UNE TECHNIQUE CHIRURGICALE
« J’ai une pratique chirurgicale de l’acte créatif, expliquait-il en mai dernier dans Les Inrocks. Je suis entouré de cutters, d’outils de menuiserie, de découpes numériques ou de plans sur papier. J’évolue avec ordre et méthode, voire une certaine maniaquerie... j’archive tout. Autant de réflexes de calligraphes en fait. Un calligraphe, avant de se mettre au boulot, il range sa table pendant une heure. C’est un bon prélude à la création je trouve. » .

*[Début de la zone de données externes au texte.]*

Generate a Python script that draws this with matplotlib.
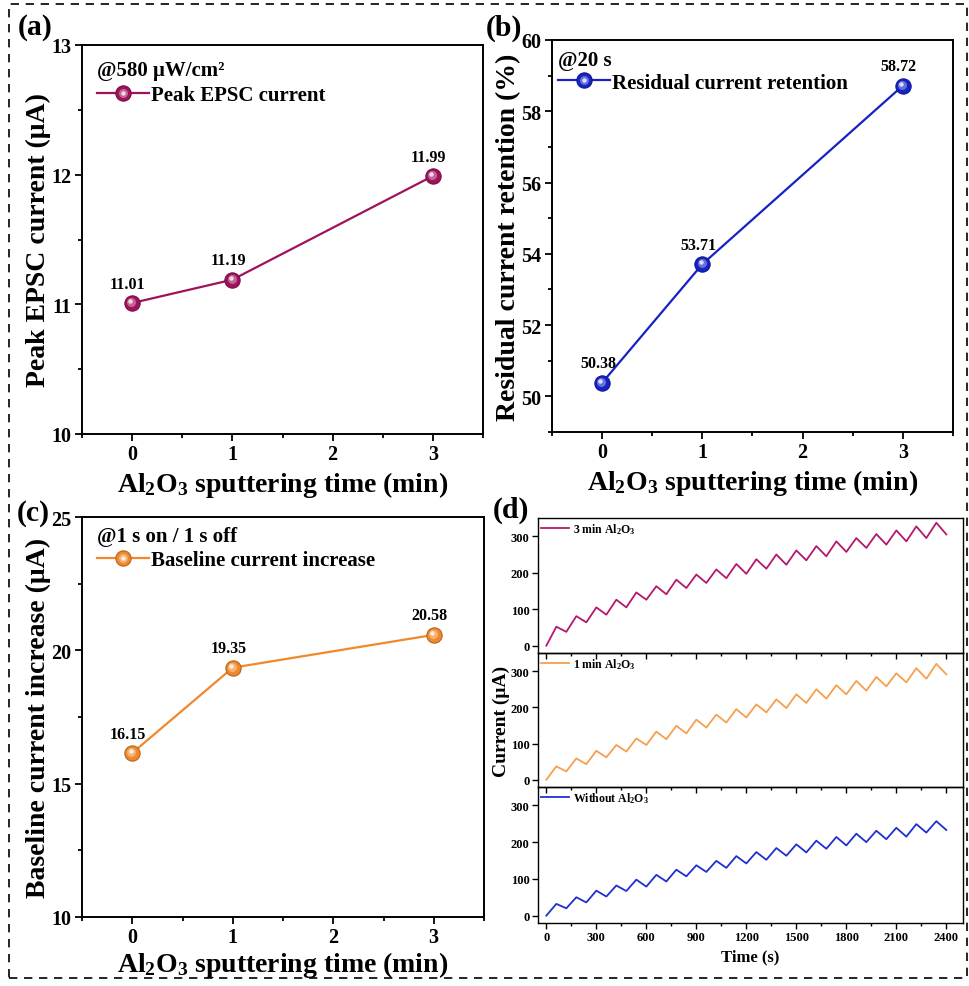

L’Atlas a plusieurs outils de prédilection. Le gaffer, d’abord, pour ses boussoles sur macadam. Ce scotch de grande taille est utilisé notamment au cinéma. Un accessoire familier. Son père, Yann Dedet, était monteur et a notamment travaillé avec François Truffaut, Philippe Garrel, Maurice Pialat, etc. Le gaffer a l’avantage d’être résistant, facile à couper à la main, d’avoir une bonne adhérence tout en étant facile à enlever, et en laissant peu de traces. Pour ses toiles, il a recours au scotch papier, ou en amidon de riz. Une technique proche de celles utilisées par les peintres en lettres. L’artiste utilise enfin le compresseur, pour un rendu proche de l’imprimé.
A LA CROISÉE DES CHEMINS
Résultat, des œuvres singulières, immédiatement identifiables, abstraites, mais seulement en apparence. En rendant présent quelque chose d’absent au premier abord, en jouant avec les sensations et la perception du spectateur, en sollicitant le corps et non l’esprit, L’Atlas fait le lien avec un autre mouvement, l’art optique (il est un fan assumé de Victor Vasarely), fondateur de l’art contemporain.
DE LA RUE AU MUSÉE
Faire la synthèse. Voilà donc l’ambition de L’Atlas. Transformer l’énergie pulsionnelle du tagueur en quelque chose d’universel. Réaliser l’alchimie entre la tradition, héritée de la calligraphie et de sa géométrie, et la rupture des pratiques tirées de la rue. Jouer avec les symboles de l’imaginaire et de l’inconscient collectif pour inscrire définitivement le Street art dans l’histoire de l’art et le faire entrer dans les musées. Le Street art existe depuis près de 50 ans. Il est le mouvement de notre époque. L’Atlas est dans le timing.